--- RECORD EXCERPTS ---

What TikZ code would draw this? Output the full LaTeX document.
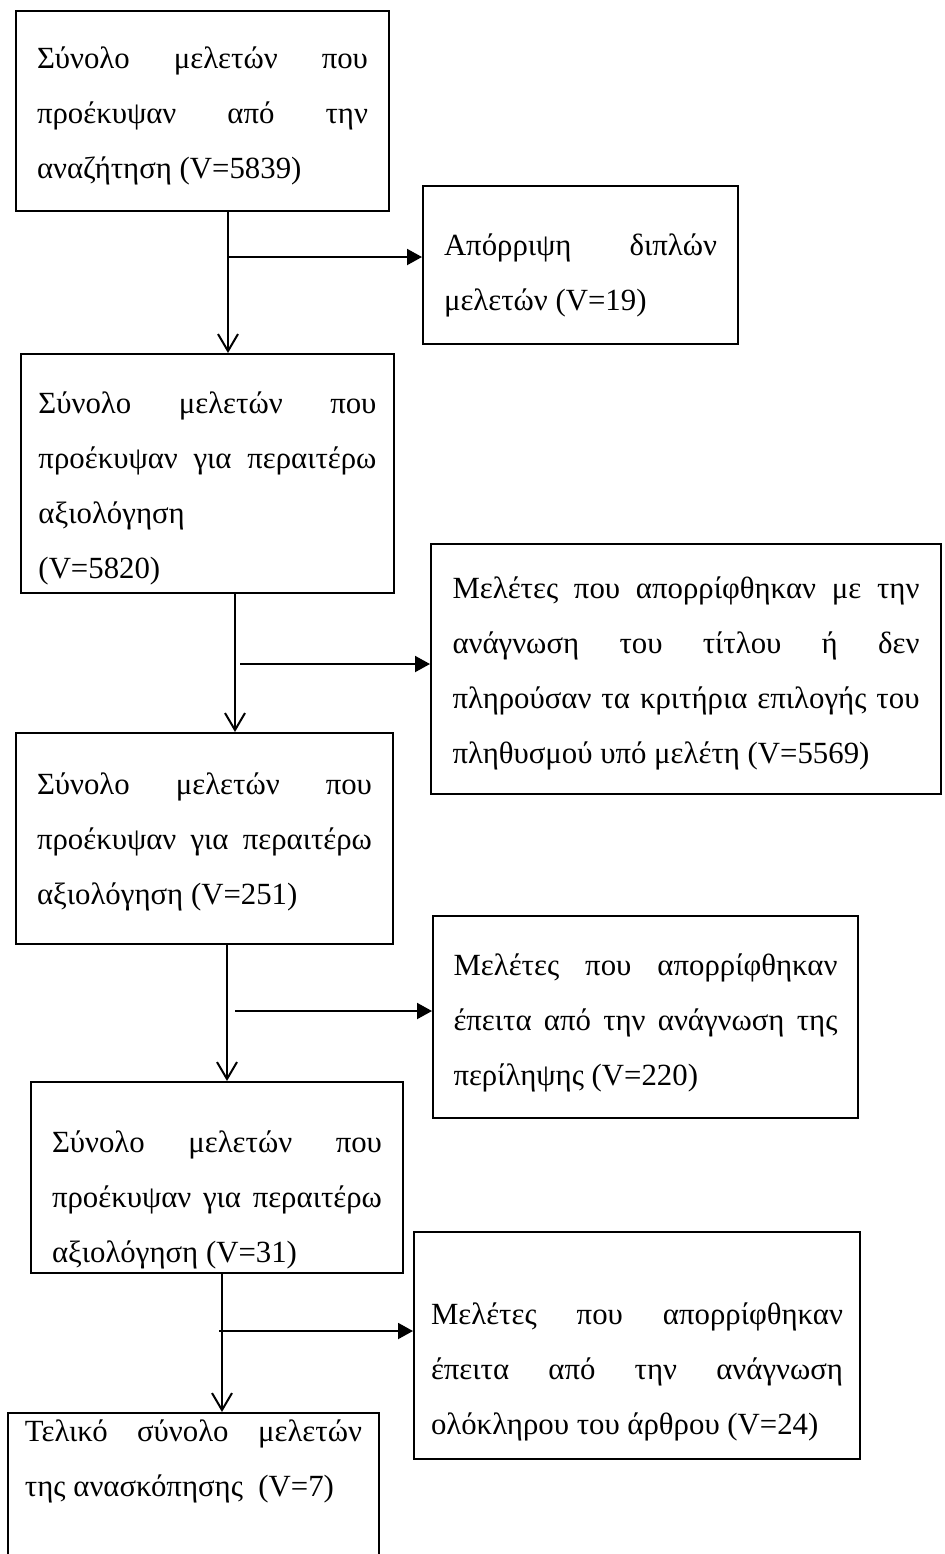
\documentclass[tikz,border=0pt]{standalone}
\usepackage{fontspec}
\setmainfont{Liberation Serif}
\usetikzlibrary{positioning, arrows.meta}

\tolerance=10000
\hbadness=10000
\hyphenpenalty=10000

\tikzset{
  box/.style={draw, line width=1pt, anchor=north west, inner ysep=0pt,
    align=justify, font=\fontsize{15.4pt}{27.5pt}\selectfont},
  flowdown/.style={line width=1pt, -{Straight Barb[length=8.5pt,width=10pt]}},
  flowside/.style={line width=1pt, -{Triangle[length=7.5pt,width=8pt]}}
}

\begin{document}
\begin{tikzpicture}[x=0.5pt, y=-0.5pt]

% page frame
\useasboundingbox (0,0) rectangle (944,1554);

% main column
\node[box, text width=165.5pt, inner xsep=10.5pt, text height=28.5pt, text depth=71.5pt] (srch) at (15,10)
  {Σύνολο μελετών που\linebreak προέκυψαν από την\linebreak αναζήτηση (V=5839)};
\node[box, text width=169pt, inner xsep=8.75pt, text height=29.5pt, text depth=90pt] (eval1) at (20,353)
  {Σύνολο μελετών που\linebreak προέκυψαν για περαιτέρω\linebreak αξιολόγηση\\(V=5820)};
\node[box, text width=167.5pt, inner xsep=10.5pt, text height=30.5pt, text depth=75pt] (eval2) at (15,732)
  {Σύνολο μελετών που\linebreak προέκυψαν για περαιτέρω\linebreak αξιολόγηση (V=251)};
\node[box, text width=165pt, inner xsep=10.5pt, text height=35pt, text depth=60.5pt] (eval3) at (30,1081)
  {Σύνολο μελετών που\linebreak προέκυψαν για περαιτέρω\linebreak αξιολόγηση (V=31)};
\node[box, text width=168.5pt, inner xsep=8.5pt, text height=14pt, text depth=136pt] (final) at (7,1412)
  {Τελικό σύνολο μελετών\linebreak της ανασκόπησης\ \ (V=7)};

% excluded studies
\node[box, text width=136.5pt, inner xsep=10.5pt, text height=34.5pt, text depth=44.5pt] (dupl) at (422,185)
  {Απόρριψη διπλών\linebreak μελετών (V=19)};
\node[box, text width=233.5pt, inner xsep=10.75pt, text height=27pt, text depth=98pt] (title) at (430,543)
  {Μελέτες που απορρίφθηκαν με την\linebreak ανάγνωση του τίτλου ή δεν\linebreak πληρούσαν τα κριτήρια επιλογής του\linebreak πληθυσμού υπό μελέτη (V=5569)};
\node[box, text width=192pt, inner xsep=10.25pt, text height=29.5pt, text depth=71.5pt] (abstr) at (432,915)
  {Μελέτες που απορρίφθηκαν\linebreak έπειτα από την ανάγνωση της\linebreak περίληψης (V=220)};
\node[box, text width=206pt, inner xsep=8.5pt, text height=46pt, text depth=67.5pt] (full) at (413,1231)
  {Μελέτες που απορρίφθηκαν\linebreak έπειτα από την ανάγνωση\linebreak ολόκληρου του άρθρου (V=24)};

% junctions
\coordinate (j1) at (228,257);
\coordinate (h1) at (228,257);
\coordinate (j2) at (235,664);
\coordinate (h2) at (240,664);
\coordinate (j3) at (227,1011);
\coordinate (h3) at (235,1011);
\coordinate (j4) at (222,1331);
\coordinate (h4) at (219,1331);

% arrows
\foreach \up/\dn/\rt/\j/\h in
{srch/eval1/dupl/j1/h1,eval1/eval2/title/j2/h2,eval2/eval3/abstr/j3/h3,eval3/final/full/j4/h4}
{
\draw[flowdown] (\up.south -| \j) -- (\dn.north -| \j);
\draw[flowside] (\h) -- (\h -| \rt.west);
}

\end{tikzpicture}
\end{document}
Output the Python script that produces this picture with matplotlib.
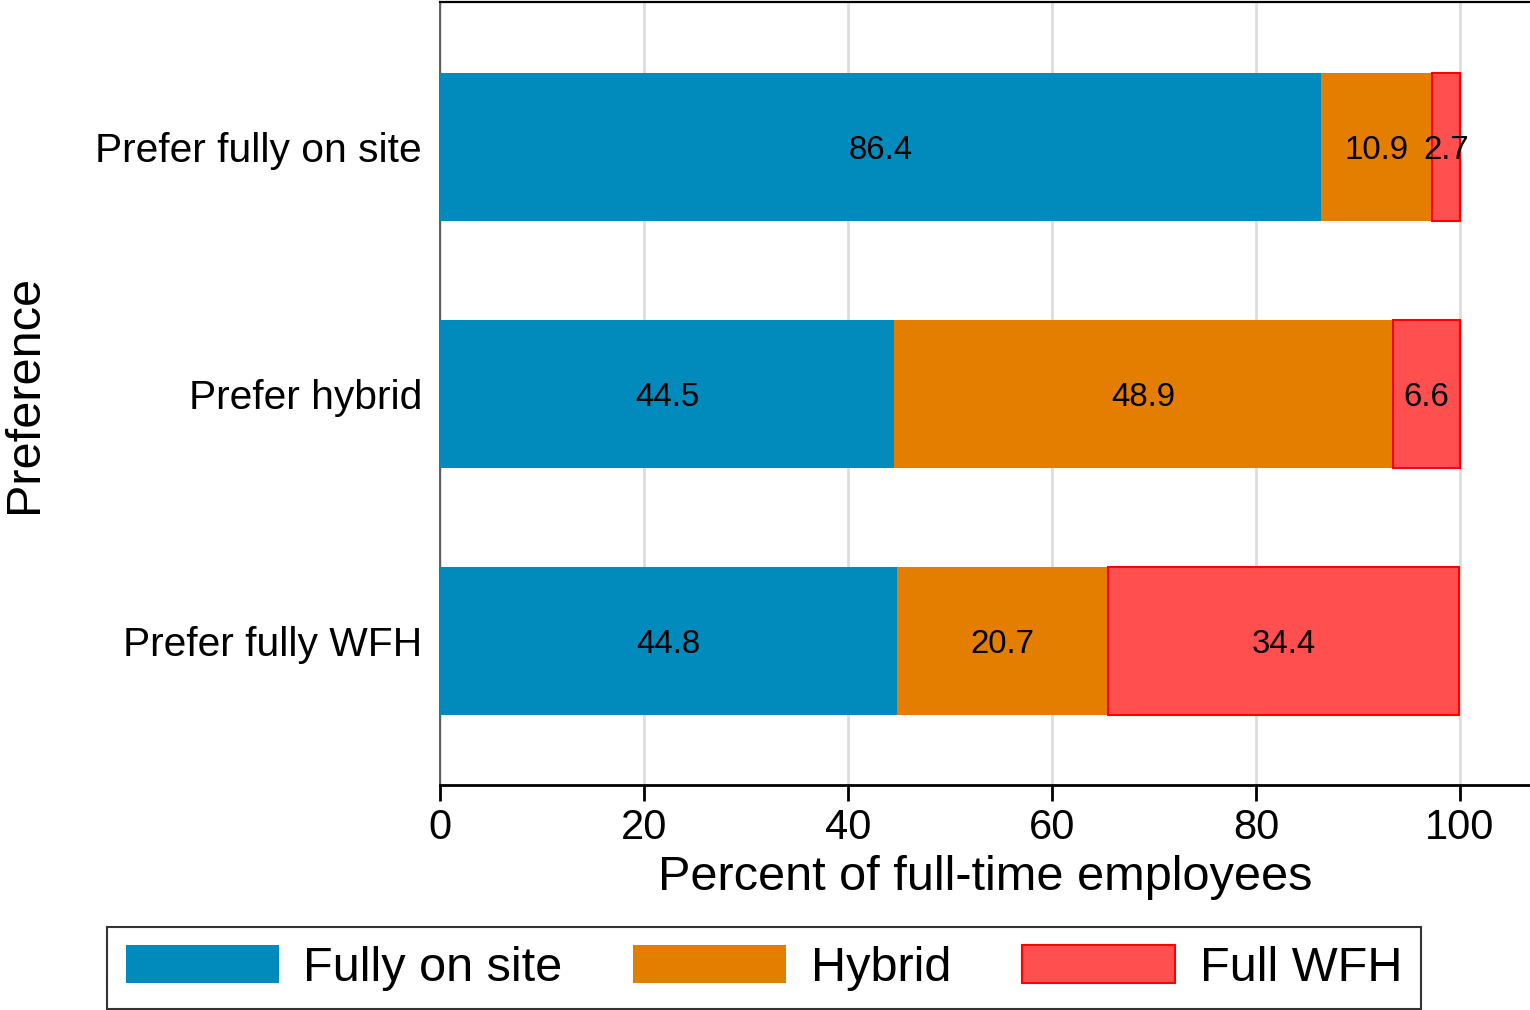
import numpy as np
import matplotlib
matplotlib.use("Agg")
import matplotlib.pyplot as plt

# data
groups = ["Prefer fully on site", "Prefer hybrid", "Prefer fully WFH"]
series = ["Fully on site", "Hybrid", "Full WFH"]
onsite = [86.4, 44.5, 44.8]
hybrid = [10.9, 48.9, 20.7]
wfh = [2.7, 6.6, 34.4]
xticks = [0, 20, 40, 60, 80, 100]

fills = ["#018bbd", "#e37e00", "#ff4f4f"]
edges = ["#018bbd", "#e37e00", "#ff0000"]

plt.rcParams["font.family"] = ["Liberation Sans", "DejaVu Sans"]

fig = plt.figure(figsize=(15.3, 10.1), dpi=100)
ax = fig.add_axes([440/1530, 1-785/1010, 1-440/1530, (785-2)/1010])

y = np.arange(len(groups))
left = np.zeros(len(groups))
for vals, name, fc, ec in zip([onsite, hybrid, wfh], series, fills, edges):
    vals = np.array(vals)
    lw = 1.5 if name == "Full WFH" else 0
    ax.barh(y, vals, left=left, height=0.6, color=fc, edgecolor=ec,
            linewidth=lw, label=name, zorder=3)
    for yi, l, v in zip(y, left, vals):
        ax.text(l + v/2, yi, f"{v:.1f}", ha="center", va="center_baseline",
                fontsize=23.8, zorder=4)
    left = left + vals

ax.set_xlim(0, 1090/10.2)
ax.set_ylim(2 + 144/247, -145/247)
ax.set_xticks(xticks)
ax.set_yticks(y)
ax.set_yticklabels(groups)
ax.tick_params(axis="x", labelsize=30, length=11.5, width=2, pad=5)
ax.tick_params(axis="y", labelsize=29.3, length=0, pad=13)
ax.grid(axis="x", color="#dddddd", linewidth=2, zorder=0)
ax.set_axisbelow(True)

ax.spines["right"].set_visible(False)
ax.spines["top"].set_linewidth(1.6)
ax.spines["bottom"].set_linewidth(2)
ax.spines["left"].set_color("#444444")
ax.spines["left"].set_linewidth(1.2)

ax.set_xlabel("Percent of full-time employees", fontsize=35)
ax.xaxis.set_label_coords(0.5, -70/783)
ax.set_ylabel("Preference", fontsize=35)
ax.yaxis.set_label_coords(-415/1090, 0.5)
ax.yaxis.label.set_verticalalignment("center")

leg = fig.legend(loc="center", bbox_to_anchor=(764/1530, 1-968/1010), ncol=3,
                 fontsize=35, frameon=True, fancybox=False, edgecolor="black",
                 handlelength=3.15, handleheight=0.82, handletextpad=0.51,
                 columnspacing=1.45, borderpad=0.38)
leg.get_frame().set_linewidth(1.5)

fig.savefig("out.png", dpi=100)
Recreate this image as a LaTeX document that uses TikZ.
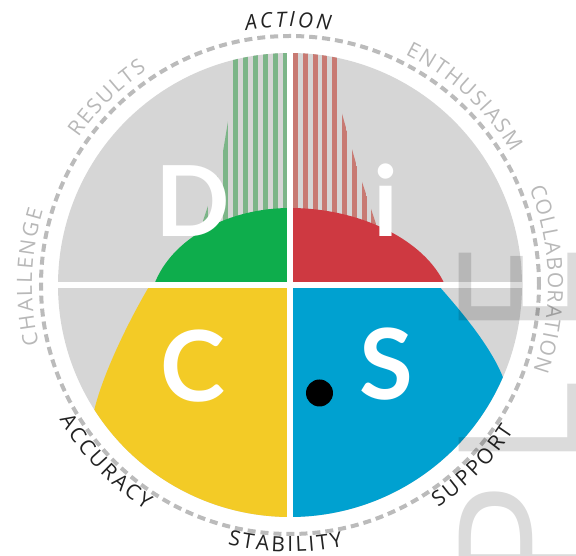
\documentclass[tikz,border=0pt]{standalone}
\usepackage{fontspec}
\setmainfont{Open Sans}
\newfontfamily\labelfont{Open Sans}
\newfontfamily\letterfont{Lato}
\usetikzlibrary{decorations.text}

\definecolor{discgray}{RGB}{214,214,214}
\definecolor{dashgray}{RGB}{187,187,187}
\definecolor{lightlabel}{RGB}{184,184,184}
\definecolor{darklabel}{RGB}{34,34,34}
\definecolor{discgreen}{RGB}{14,173,76}
\definecolor{discred}{RGB}{206,57,65}
\definecolor{discyellow}{RGB}{243,203,38}
\definecolor{discblue}{RGB}{0,161,208}
\definecolor{stripegreen}{RGB}{124,181,136}
\definecolor{stripered}{RGB}{200,122,115}

% labels on the upper half: read clockwise, tops outward
% #1 centre angle, #2 half span, #3 colour, #4 text
\newcommand{\arclabelup}[4]{%
  \path[decorate,decoration={text along path,text align={fit to path},text color=#3,
    text={|\labelfont\fontsize{21}{21}\selectfont#4}}]
    (#1+#2:258pt) arc[start angle=#1+#2,end angle=#1-#2,radius=258pt];}
% labels on the lower half: read counterclockwise, tops inward
\newcommand{\arclabeldown}[4]{%
  \path[decorate,decoration={text along path,text align={fit to path},text color=#3,
    text={|\labelfont\fontsize{21}{21}\selectfont#4}}]
    (#1-#2:267pt) arc[start angle=#1-#2,end angle=#1+#2,radius=267pt];}

\begin{document}
\begin{tikzpicture}[x=1pt,y=1pt,
    letter/.style={text=white,font=\letterfont\bfseries\fontsize{98}{98}\selectfont,inner sep=0pt,anchor=base},
    divider/.style={white,line width=6.5pt},
    ring/.style={draw=dashgray,line width=4pt,dash pattern=on 8pt off 5pt}]
    \clip (-290,-271) rectangle (286,285);

    \fill[discgray] (0,0) circle[radius=232pt];

    % striped bars above D and i
    \begin{scope}
        \clip (0,0) circle[radius=232pt];
        \clip (-2,0) -- (-2,240) -- (-57,240) -- (-59,182) -- (-70,115) -- (-90,55) -- (-115,0) -- cycle;
        \foreach \k in {0,...,11}
            \fill[stripegreen] (-7-10*\k,0) rectangle (-2-10*\k,240);
    \end{scope}
    \begin{scope}
        \clip (0,0) circle[radius=232pt];
        \clip (2,0) -- (2,240) -- (48,240) -- (49,182) -- (67,118) -- (87,58) -- (112,0) -- cycle;
        \foreach \k in {0,...,11}
            \fill[stripered] (3+9.8*\k,0) rectangle (8+9.8*\k,240);
    \end{scope}

    % quadrants
    \fill[discgreen] (0,0) -- (0,77) .. controls (-60,77) and (-118,48) .. (-136,0) -- cycle;
    \fill[discred] (0,0) -- (0,77) .. controls (70,77) and (135,45) .. (155,0) -- cycle;
    \fill[discyellow] (0,0) -- (-140,0) .. controls (-158,-30) and (-186,-85) .. (212.5:232pt)
        arc[start angle=212.5,end angle=270,radius=232pt] -- cycle;
    \fill[discblue] (0,0) -- (148,0) .. controls (170,-25) and (200,-60) .. (336.6:232pt)
        arc[start angle=336.6,end angle=270,radius=232pt] -- cycle;

    \draw[divider] (0,-236) -- (0,236);
    \draw[divider] (-236,0) -- (236,0);

    \node[letter] (D) at (-97,48) {D};
    \node[letter] (i) at (96,48) {i};
    \node[letter] (C) at (-97,-117) {C};
    \node[letter] (S) at (96,-115) {S};
    \node[circle,fill=black,minimum size=27pt,inner sep=0pt] (dot) at (29.5,-108) {};

    \draw[ring] (0,0) circle[radius=249pt];

    \arclabelup{90.4}{9.4}{darklabel}{\itshape|ACTION}
    \arclabelup{134.4}{10.7}{lightlabel}{|RESULTS}
    \arclabelup{47.2}{16.3}{lightlabel}{|ENTHUSIASM}
    \arclabelup{178.2}{15.1}{lightlabel}{|CHALLENGE}
    \arclabelup{1.3}{20.7}{lightlabel}{|COLLABORATION}
    \arclabeldown{223.8}{13.5}{darklabel}{|ACCURACY}
    \arclabeldown{269}{12.5}{darklabel}{|STABILITY}
    \arclabeldown{315.3}{11.6}{darklabel}{|SUPPORT}

    % faint lettering at the right edge
    \node[rotate=90,anchor=base east,inner sep=0pt,text=black,text opacity=0.14,
        font=\fontsize{170}{170}\selectfont] (people) at (290,42)
        {P\kern42pt E\kern42pt O\kern42pt P\kern15pt L\kern42pt E};
\end{tikzpicture}
\end{document}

---

*YOUR OBJECTIVE*.
Locate the lines above that contain "this" and copy them.

*EXERCISE RESPONSE*.
What TikZ code would draw this? Output the full LaTeX document.
Output the Python script that produces this picture with matplotlib.
Recreate this image as a LaTeX document that uses TikZ.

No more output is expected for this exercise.